In 2008, the word's top oil exporter and Opec member allowed so-called swap agreements between non-resident foreign investors and local intermediaries, permitting indirect foreign ownership on the bourse.
Previously, foreigners could enter the Saudi stock market only through selected funds. But large international investors such as pension funds have held off investment on a large scale pending further steps to allow entry to the market and hope for eventual full ownership.
"We want to study new ways through which the foreign investor can enter," Adulrahman Al Tuwaijri, Chairman of the CMA, told Al Watan newspaper.
Future investments could go through new funds, he said, without giving details.

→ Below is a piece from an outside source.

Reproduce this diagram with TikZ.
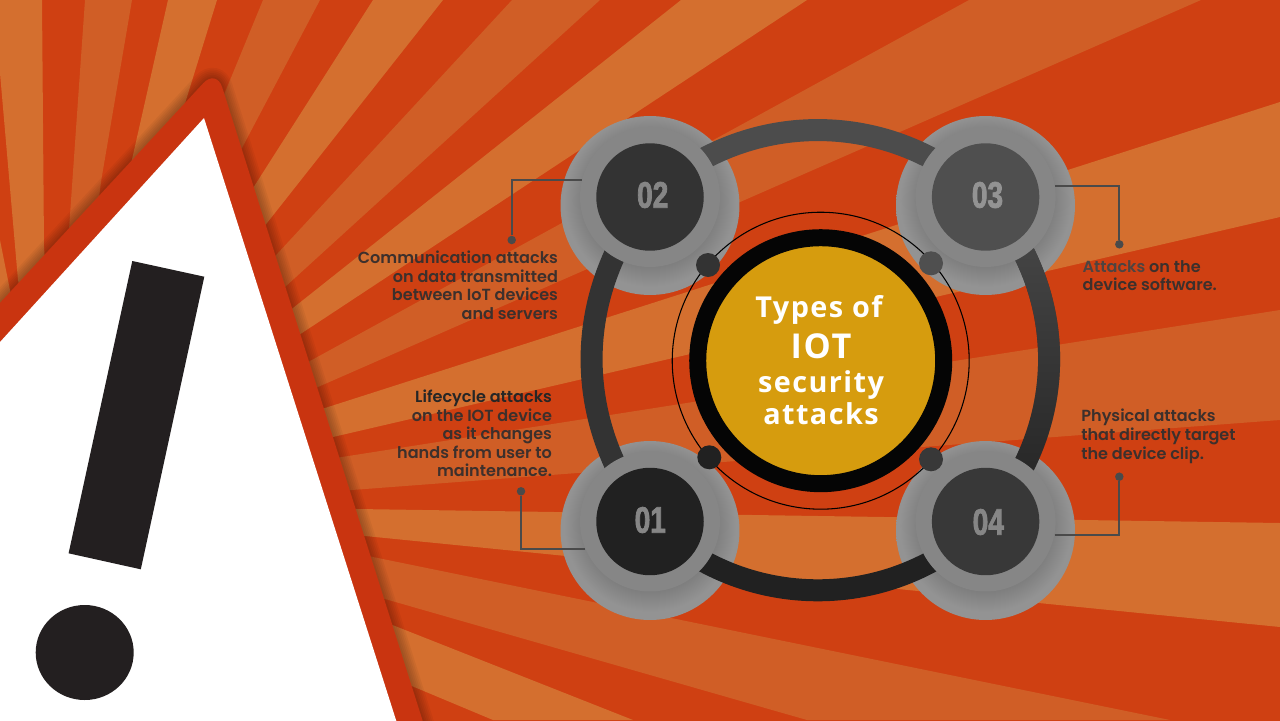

He said foreign funds played an important role in stabilising the market but there were also risks involved and any further steps to open up should not have a negative impact on the bourse. "It's correct that foreign investment has many benefits but at the same time there is the risk of hot money getting in and then pulled out in large sums," he said.
He said some liquidity had been pulled out of the Saudi bourse like in neighbouring markets as a result of global turmoil but the bourse was otherwise in good shape.
"The current situations shows the market is stable, a stability that is the result of a rise in confidence," he said.
The Saudi bourse may add a sports segment for listed firms after privatisation of clubs, Tuwaijri added.